On Thu, 2012-03-22 at 21:02 +0530, Srivatsa Vaddagiri wrote: 
> * Ingo Molnar <mingo@...e.hu> [2012-03-06 10:14:11]:
> 
> > > I did some experiments with volanomark and it does turn out to 
> > > be sensitive to SD_BALANCE_WAKE, while the other wake-heavy 
> > > benchmark that I am dealing with (Trade) benefits from it.
> > 
> > Does volanomark still do yield(), thereby invoking a random 
> > shuffle of thread scheduling and pretty much voluntarily 
> > ejecting itself from most scheduler performance considerations?
> > 
> > If it uses a real locking primitive such as futexes then its 
> > performance matters more.
> 
> Some more interesting results on more recent tip kernel.

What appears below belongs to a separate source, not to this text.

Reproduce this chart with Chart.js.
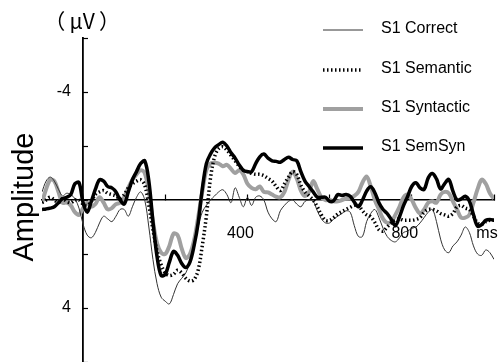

Yeah, interesting.  I find myself ever returning to this message, as
gears grind away trying to imagine what's going on in those vcpus.

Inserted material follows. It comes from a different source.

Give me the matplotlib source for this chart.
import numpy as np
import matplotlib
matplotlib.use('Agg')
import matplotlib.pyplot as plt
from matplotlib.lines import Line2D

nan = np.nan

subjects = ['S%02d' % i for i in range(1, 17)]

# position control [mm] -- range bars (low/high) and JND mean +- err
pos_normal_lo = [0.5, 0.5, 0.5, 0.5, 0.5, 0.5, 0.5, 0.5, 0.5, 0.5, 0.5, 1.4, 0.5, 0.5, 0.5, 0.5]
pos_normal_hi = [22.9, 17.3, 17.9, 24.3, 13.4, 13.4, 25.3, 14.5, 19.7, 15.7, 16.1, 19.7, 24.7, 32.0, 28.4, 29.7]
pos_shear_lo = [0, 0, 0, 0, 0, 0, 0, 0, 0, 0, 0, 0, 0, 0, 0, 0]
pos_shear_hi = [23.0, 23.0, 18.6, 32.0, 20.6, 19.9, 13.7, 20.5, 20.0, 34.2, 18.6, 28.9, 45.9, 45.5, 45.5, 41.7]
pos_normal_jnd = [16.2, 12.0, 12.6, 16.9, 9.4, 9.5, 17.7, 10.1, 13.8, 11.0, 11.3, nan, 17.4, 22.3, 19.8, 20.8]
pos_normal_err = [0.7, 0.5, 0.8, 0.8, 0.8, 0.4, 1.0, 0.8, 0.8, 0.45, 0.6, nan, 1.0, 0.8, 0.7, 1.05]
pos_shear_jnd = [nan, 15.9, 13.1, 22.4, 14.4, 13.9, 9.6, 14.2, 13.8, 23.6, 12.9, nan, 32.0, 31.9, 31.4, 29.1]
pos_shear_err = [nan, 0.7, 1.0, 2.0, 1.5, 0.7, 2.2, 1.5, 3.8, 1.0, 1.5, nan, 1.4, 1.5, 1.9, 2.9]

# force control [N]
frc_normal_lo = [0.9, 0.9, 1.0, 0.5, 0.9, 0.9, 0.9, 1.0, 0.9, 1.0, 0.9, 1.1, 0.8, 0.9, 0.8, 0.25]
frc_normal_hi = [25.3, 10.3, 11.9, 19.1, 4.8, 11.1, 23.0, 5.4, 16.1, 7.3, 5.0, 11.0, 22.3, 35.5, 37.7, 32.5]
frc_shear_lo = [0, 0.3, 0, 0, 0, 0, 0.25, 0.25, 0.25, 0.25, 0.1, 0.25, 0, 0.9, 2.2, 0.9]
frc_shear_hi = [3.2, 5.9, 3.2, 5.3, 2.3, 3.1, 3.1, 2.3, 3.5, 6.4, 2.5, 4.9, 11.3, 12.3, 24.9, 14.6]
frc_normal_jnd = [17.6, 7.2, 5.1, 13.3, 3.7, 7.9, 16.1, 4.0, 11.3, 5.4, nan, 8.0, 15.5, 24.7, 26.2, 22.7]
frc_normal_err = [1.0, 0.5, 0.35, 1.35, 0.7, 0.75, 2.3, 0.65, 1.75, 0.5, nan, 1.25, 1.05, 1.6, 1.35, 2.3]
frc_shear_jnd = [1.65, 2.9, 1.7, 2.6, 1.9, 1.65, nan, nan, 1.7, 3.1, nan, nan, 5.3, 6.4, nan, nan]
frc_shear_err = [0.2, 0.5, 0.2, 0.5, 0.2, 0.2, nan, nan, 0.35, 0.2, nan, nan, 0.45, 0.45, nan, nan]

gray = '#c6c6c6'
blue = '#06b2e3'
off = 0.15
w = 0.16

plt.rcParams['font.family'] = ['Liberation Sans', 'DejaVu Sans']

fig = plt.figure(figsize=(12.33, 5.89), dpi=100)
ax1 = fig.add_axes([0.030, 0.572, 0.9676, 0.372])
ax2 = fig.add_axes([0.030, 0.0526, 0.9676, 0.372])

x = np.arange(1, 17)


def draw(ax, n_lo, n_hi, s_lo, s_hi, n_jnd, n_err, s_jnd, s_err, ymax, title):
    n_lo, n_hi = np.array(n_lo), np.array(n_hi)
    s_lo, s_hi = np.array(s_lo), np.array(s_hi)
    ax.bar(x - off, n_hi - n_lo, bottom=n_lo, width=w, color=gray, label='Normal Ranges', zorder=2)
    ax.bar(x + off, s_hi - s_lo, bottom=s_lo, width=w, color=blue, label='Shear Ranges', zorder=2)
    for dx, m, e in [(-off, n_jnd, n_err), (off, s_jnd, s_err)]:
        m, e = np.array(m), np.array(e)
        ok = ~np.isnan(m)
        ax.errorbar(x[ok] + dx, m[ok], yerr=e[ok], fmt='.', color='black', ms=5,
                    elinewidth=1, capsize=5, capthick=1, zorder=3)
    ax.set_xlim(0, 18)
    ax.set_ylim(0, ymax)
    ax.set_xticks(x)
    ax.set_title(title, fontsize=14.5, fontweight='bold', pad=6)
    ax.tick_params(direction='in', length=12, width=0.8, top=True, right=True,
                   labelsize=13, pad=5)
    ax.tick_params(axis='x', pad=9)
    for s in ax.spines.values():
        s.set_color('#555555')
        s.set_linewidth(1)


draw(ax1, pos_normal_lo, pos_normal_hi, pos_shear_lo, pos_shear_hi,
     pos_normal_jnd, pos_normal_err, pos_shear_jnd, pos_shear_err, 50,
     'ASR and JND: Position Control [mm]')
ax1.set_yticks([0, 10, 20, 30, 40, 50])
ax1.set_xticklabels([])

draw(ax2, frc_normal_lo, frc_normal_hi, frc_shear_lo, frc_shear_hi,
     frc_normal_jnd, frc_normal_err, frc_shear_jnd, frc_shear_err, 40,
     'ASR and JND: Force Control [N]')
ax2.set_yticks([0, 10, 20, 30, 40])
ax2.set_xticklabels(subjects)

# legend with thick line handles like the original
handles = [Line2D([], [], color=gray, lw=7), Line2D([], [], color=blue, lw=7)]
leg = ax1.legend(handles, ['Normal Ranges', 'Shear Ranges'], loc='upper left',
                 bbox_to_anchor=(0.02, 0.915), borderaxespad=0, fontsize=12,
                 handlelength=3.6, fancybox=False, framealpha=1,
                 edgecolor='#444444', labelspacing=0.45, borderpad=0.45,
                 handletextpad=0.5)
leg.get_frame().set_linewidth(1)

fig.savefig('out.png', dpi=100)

> Machine : 2 Quad-core Intel X5570 CPU w/ H/T enabled (16 cpus)
> Kernel  : tip (HEAD at ee415e2)
> guest VM : 2.6.18 linux kernel based enterprise guest
> 
> Benchmarks are run in two scenarios:
> 
> 1. BM -> Bare Metal. Benchmark is run on bare metal in root cgroup
> 2. VM -> Benchmark is run inside a guest VM. Several cpu hogs (in
>  	 various cgroups) are run on host. Cgroup setup is as below:
> 
> 	/sys (cpu.shares = 1024, hosts all system tasks)
> 	/libvirt (cpu.shares = 20000)
>  	/libvirt/qemu/VM (cpu.shares = 8192. guest VM w/ 8 vcpus)
> 	/libvirt/qemu/hoga (cpu.shares = 1024. hosts 4 cpu hogs)
> 	/libvirt/qemu/hogb (cpu.shares = 1024. hosts 4 cpu hogs)
> 	/libvirt/qemu/hogc (cpu.shares = 1024. hosts 4 cpu hogs)
> 	/libvirt/qemu/hogd (cpu.shares = 1024. hosts 4 cpu hogs)
> 
> First BM (bare metal) scenario:
> 
> 		tip	tip + patch
> 
> volano 		1	0.955   (4.5% degradation)
> sysbench [n1] 	1	0.9984  (0.16% degradation)
> tbench 1 [n2]	1	0.9096  (9% degradation)

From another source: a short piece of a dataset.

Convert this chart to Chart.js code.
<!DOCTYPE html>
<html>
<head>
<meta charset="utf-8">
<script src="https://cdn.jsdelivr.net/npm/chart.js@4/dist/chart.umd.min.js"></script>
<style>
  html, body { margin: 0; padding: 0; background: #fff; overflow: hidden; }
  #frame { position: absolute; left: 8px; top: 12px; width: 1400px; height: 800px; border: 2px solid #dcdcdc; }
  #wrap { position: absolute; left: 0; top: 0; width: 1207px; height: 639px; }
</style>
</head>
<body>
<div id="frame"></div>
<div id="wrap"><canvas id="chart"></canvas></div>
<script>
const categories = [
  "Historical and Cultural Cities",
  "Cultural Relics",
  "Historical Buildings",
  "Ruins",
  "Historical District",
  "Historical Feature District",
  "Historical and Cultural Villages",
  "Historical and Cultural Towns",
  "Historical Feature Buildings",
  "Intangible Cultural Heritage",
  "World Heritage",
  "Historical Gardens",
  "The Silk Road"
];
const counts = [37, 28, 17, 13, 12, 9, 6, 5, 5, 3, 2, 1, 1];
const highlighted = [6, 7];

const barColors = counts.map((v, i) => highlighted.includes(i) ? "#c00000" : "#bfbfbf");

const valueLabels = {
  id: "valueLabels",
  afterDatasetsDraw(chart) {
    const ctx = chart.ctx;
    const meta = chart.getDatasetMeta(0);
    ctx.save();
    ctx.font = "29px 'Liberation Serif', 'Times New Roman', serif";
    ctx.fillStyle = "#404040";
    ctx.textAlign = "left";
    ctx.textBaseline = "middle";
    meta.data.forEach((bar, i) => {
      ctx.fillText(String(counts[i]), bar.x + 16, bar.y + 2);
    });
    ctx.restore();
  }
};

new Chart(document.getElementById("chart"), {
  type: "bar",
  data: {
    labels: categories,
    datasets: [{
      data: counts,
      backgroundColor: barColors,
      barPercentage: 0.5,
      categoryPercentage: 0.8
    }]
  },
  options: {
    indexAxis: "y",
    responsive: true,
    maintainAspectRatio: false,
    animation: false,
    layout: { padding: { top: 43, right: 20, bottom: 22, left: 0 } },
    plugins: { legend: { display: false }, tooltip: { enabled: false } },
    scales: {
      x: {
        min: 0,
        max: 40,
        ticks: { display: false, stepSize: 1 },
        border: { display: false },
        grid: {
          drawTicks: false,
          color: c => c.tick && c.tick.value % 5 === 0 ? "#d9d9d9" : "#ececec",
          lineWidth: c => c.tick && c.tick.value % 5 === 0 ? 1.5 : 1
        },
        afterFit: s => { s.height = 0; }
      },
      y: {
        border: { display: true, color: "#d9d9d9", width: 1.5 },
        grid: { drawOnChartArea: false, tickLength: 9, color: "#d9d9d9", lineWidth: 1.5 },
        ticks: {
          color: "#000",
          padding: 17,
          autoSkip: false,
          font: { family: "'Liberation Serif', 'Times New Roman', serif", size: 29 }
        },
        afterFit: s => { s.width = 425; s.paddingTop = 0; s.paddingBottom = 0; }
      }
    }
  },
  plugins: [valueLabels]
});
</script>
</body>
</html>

Those make sense, fast path cycles added.

> Now the more interesting VM scenario:
> 
> 		tip	tip + patch
> 
> volano		1	1.29   (29% improvement)
> sysbench [n3]	1	2      (100% improvement)
> tbench 1 [n4] 	1       1.07   (7% improvement)
> tbench 8 [n5] 	1       1.26   (26% improvement)
> httperf  [n6]	1 	1.05   (5% improvement)
> Trade		1	1.31   (31% improvement)
> 
> Notes:
>  
> n1. sysbench was run with 16 threads.
> n2. tbench was run on localhost with 1 client 
> n3. sysbench was run with 8 threads
> n4. tbench was run on localhost with 1 client
> n5. tbench was run over network with 8 clients
> n6. httperf was run as with burst-length of 100 and wsess of 100,500,0
> 
> So the patch seems to be a wholesome win when VCPU threads are waking
> up (in a highly contended environment). One reason could be that any assumption 
> of better cache hits by running (vcpu) threads on its prev_cpu may not
> be fully correct as vcpu threads could represent many different threads
> internally?
> 
> Anyway, there are degradations as well, considering which I see several 
> possibilities:
> 
> 1. Do balance-on-wake for vcpu threads only.

That's what your numbers say to me with this patch.  I'm not getting the
why, but your patch appears to reduce vcpu internal latencies hugely.

> 2. Document tuning possibility to improve performance in virtualized
>    environment:
> 	- Either via sched_domain flags (disable SD_WAKE_AFFINE 
>  	  at all levels and enable SD_BALANCE_WAKE at SMT/MC levels)
> 	- Or via a new sched_feat(BALANCE_WAKE) tunable
> 
> Any other thoughts or suggestions for more experiments?

Other than nuke select_idle_sibling() entirely instead, none here.